Written exercise
The lines to reproduce run from the first one through the line containing "import matplotlib.transforms as mtransforms". Reproduce them exactly.

Data for this task
--

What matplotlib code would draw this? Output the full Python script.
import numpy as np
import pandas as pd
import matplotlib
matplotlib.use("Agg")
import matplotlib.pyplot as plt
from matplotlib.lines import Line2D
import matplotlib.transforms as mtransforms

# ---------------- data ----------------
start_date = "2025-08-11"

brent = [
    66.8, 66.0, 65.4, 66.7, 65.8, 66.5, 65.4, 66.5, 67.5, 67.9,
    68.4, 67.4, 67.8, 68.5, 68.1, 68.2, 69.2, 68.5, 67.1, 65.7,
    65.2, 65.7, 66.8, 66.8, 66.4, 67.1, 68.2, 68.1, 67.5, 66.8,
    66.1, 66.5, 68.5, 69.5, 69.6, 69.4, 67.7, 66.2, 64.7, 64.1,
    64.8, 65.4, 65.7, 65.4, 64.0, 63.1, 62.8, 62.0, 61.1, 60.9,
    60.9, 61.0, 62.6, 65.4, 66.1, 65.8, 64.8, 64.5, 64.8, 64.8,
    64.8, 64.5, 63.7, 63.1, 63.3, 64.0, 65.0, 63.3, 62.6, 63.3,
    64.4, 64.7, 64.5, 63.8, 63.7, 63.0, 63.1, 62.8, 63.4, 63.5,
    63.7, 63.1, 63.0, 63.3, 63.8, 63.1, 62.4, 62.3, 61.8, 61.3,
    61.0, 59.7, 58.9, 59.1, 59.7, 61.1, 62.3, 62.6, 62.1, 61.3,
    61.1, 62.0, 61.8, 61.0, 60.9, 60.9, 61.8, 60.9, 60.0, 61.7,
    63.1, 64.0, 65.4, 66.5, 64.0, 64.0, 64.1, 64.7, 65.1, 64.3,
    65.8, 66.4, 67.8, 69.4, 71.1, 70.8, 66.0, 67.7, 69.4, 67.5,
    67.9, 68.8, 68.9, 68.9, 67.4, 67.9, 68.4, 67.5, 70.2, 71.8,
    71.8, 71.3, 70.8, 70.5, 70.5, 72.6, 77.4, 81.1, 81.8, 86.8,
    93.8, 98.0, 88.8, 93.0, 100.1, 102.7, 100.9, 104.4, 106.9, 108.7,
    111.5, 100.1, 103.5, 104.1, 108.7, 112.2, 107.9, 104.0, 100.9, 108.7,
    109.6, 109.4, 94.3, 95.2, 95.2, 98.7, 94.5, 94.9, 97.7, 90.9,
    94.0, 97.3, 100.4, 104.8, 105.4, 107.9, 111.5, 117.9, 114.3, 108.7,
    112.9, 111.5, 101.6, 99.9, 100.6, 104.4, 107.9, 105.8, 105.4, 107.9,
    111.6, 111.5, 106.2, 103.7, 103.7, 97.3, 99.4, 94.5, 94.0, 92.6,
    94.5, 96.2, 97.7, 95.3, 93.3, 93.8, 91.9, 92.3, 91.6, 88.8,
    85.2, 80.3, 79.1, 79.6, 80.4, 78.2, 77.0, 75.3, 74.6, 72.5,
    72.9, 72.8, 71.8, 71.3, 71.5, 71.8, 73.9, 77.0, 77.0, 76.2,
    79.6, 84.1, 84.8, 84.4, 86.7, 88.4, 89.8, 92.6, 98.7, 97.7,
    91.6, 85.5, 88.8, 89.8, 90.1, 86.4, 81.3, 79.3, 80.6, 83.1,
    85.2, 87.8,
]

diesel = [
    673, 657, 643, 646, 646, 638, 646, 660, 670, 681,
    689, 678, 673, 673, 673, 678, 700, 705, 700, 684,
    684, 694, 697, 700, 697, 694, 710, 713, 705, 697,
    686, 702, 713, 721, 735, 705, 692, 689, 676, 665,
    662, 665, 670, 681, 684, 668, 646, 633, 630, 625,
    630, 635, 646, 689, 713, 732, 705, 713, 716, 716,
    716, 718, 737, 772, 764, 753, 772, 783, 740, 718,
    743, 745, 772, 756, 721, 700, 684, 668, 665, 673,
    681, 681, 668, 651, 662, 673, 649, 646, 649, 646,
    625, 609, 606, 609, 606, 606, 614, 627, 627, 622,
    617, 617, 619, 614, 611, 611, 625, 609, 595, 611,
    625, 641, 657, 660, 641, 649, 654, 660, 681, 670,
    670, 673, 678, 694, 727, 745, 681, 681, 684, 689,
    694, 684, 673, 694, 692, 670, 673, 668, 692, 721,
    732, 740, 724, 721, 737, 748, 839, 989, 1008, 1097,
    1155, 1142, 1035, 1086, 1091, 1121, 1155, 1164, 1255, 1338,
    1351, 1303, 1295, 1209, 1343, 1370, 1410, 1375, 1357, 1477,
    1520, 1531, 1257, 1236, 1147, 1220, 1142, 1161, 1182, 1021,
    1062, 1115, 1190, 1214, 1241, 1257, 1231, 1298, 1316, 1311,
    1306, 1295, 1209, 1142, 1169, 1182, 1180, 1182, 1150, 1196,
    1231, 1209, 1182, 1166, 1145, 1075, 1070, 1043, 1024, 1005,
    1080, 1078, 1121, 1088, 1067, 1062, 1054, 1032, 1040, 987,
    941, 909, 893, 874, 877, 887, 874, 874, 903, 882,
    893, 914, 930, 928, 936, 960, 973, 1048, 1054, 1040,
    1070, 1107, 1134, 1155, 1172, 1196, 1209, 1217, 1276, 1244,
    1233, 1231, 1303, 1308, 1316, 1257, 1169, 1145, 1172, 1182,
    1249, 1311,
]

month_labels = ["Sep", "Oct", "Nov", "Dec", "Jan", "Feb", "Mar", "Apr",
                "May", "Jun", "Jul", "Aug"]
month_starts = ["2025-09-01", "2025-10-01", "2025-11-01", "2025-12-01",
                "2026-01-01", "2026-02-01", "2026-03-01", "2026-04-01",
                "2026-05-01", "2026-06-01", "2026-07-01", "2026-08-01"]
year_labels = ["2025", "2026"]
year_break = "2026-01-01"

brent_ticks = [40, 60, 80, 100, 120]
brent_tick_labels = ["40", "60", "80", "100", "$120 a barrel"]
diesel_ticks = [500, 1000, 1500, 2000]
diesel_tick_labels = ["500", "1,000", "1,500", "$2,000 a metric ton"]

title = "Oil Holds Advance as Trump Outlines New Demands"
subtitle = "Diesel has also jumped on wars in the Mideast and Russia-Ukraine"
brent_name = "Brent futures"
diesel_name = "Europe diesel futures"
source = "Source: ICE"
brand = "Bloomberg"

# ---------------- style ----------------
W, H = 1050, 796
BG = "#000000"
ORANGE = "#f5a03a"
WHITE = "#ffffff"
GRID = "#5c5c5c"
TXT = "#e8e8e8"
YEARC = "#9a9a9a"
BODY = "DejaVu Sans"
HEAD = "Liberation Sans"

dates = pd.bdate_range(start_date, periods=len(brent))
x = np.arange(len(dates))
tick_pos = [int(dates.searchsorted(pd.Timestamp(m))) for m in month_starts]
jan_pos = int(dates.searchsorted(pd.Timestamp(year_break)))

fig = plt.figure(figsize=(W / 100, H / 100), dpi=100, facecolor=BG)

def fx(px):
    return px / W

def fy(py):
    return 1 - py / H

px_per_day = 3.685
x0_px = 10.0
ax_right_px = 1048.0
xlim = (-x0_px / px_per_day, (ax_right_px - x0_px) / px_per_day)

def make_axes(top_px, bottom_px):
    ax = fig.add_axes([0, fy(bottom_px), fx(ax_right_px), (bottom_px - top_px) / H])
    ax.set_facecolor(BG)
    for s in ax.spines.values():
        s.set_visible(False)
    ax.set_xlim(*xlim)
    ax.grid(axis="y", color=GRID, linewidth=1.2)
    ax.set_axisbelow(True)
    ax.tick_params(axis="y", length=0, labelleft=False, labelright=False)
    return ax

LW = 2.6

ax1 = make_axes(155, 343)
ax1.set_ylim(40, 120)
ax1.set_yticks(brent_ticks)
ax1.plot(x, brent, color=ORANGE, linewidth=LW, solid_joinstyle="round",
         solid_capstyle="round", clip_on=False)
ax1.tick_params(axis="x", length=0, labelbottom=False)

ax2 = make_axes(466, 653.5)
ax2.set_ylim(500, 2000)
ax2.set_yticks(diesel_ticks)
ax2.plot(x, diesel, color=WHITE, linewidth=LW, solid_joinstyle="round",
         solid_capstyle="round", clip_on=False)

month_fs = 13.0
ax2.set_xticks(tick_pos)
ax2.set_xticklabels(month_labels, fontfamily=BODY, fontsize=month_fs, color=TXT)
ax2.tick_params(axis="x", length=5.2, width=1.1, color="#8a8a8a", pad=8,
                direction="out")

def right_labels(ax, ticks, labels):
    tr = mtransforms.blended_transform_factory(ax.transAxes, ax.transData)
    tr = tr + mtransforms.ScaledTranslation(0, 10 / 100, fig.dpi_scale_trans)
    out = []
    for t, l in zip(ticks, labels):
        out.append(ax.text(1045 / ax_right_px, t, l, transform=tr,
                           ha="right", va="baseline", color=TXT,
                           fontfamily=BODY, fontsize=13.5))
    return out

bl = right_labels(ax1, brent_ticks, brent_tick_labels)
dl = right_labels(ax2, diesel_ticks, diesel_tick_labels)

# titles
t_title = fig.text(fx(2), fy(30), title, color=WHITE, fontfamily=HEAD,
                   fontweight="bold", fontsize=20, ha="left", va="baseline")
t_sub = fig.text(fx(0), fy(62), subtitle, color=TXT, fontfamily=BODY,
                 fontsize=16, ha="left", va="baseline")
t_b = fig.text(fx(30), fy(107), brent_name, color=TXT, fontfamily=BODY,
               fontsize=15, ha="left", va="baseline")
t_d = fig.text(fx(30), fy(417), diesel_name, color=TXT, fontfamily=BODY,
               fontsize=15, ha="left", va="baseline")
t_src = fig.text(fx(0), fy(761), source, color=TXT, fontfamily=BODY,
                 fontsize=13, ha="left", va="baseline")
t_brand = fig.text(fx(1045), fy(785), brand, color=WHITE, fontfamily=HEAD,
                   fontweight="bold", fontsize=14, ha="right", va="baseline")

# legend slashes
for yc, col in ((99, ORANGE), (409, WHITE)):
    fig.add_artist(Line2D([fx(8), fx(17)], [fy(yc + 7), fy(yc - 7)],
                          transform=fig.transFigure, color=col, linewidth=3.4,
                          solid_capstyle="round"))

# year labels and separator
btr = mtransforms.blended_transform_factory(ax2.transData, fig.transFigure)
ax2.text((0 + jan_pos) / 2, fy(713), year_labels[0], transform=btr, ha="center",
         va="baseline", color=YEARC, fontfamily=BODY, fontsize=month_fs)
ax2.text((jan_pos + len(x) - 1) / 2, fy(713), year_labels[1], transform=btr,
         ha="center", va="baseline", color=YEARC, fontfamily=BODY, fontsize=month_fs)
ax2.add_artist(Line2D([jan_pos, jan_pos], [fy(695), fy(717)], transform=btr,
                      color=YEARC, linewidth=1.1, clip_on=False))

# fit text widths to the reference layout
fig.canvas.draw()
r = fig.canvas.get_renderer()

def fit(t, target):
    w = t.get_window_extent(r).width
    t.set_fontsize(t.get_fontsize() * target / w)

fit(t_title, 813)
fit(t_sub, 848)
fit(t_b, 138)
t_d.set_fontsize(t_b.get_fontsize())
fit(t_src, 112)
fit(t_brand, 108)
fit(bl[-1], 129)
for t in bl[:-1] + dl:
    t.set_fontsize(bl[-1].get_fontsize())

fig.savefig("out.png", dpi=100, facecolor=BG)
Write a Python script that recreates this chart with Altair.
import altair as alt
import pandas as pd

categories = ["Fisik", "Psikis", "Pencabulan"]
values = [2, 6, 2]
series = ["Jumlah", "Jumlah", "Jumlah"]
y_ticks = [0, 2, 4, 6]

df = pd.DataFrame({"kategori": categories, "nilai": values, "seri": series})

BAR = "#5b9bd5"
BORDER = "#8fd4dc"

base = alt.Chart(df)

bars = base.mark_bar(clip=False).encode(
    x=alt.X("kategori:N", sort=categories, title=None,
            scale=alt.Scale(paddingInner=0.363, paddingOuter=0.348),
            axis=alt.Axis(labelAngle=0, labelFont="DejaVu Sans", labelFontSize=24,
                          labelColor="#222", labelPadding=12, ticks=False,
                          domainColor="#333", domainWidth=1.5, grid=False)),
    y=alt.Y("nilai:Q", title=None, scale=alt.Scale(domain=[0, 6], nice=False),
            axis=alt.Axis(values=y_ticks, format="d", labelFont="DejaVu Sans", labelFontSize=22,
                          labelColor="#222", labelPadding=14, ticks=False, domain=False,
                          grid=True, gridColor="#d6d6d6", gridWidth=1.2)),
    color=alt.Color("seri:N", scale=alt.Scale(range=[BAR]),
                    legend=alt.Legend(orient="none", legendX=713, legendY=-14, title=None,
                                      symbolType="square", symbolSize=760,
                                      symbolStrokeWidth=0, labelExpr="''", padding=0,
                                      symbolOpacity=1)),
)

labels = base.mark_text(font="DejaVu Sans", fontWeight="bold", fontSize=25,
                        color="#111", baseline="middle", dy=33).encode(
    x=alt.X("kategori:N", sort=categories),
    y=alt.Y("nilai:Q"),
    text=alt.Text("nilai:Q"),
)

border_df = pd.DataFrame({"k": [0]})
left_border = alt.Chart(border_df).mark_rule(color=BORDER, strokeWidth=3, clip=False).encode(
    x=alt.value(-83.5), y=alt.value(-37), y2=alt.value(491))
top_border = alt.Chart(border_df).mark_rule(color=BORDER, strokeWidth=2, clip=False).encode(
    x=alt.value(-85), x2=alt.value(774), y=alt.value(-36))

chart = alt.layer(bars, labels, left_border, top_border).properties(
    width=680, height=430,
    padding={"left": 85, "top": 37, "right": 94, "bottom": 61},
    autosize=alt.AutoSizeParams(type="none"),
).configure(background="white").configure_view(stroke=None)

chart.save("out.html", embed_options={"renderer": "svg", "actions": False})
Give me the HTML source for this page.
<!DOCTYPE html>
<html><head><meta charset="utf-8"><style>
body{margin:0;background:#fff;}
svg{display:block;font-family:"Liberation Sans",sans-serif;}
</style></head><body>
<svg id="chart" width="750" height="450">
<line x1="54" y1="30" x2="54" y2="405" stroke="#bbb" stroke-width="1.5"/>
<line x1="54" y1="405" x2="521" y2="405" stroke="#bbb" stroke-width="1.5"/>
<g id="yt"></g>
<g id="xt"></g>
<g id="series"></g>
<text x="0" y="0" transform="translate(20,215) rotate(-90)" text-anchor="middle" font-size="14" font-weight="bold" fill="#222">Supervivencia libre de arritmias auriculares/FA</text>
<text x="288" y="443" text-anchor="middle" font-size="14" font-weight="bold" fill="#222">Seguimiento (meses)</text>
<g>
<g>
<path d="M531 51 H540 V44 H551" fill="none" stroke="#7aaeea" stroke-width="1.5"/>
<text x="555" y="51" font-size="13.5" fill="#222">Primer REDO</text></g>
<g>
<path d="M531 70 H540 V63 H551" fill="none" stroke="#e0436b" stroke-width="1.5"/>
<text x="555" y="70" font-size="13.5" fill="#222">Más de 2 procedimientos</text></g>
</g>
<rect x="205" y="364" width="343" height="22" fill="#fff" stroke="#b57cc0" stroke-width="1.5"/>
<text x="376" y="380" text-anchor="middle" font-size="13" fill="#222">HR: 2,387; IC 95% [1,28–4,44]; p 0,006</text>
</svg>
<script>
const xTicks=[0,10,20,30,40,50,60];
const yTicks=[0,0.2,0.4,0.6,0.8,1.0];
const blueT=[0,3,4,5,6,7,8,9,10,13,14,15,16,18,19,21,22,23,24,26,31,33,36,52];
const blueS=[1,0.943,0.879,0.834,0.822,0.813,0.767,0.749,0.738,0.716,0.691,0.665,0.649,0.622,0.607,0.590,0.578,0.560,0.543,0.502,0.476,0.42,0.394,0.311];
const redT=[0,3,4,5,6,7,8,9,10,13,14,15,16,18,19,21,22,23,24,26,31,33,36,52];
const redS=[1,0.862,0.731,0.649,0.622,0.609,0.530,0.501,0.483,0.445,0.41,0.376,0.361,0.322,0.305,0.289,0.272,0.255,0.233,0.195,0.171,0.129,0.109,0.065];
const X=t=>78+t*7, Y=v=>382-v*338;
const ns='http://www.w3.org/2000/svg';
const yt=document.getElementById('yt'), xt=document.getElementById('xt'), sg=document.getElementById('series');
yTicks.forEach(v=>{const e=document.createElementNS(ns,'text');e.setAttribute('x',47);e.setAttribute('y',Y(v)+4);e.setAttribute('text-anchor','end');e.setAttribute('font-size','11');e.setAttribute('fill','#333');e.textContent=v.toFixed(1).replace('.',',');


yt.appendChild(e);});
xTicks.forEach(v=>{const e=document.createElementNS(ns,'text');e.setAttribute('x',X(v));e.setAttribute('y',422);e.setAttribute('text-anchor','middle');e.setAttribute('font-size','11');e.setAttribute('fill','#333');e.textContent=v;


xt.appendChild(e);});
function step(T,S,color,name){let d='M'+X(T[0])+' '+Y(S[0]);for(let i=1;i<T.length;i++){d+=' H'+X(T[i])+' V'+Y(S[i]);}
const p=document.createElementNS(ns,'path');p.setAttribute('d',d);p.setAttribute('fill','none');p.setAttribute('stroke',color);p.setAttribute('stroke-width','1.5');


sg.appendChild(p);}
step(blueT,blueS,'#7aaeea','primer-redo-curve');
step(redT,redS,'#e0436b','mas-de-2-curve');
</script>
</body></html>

--

Written answer
What matplotlib code would draw this? Output the full Python script.
import numpy as np
import pandas as pd
import matplotlib
matplotlib.use("Agg")
import matplotlib.pyplot as plt
from matplotlib.lines import Line2D
import matplotlib.transforms as mtransforms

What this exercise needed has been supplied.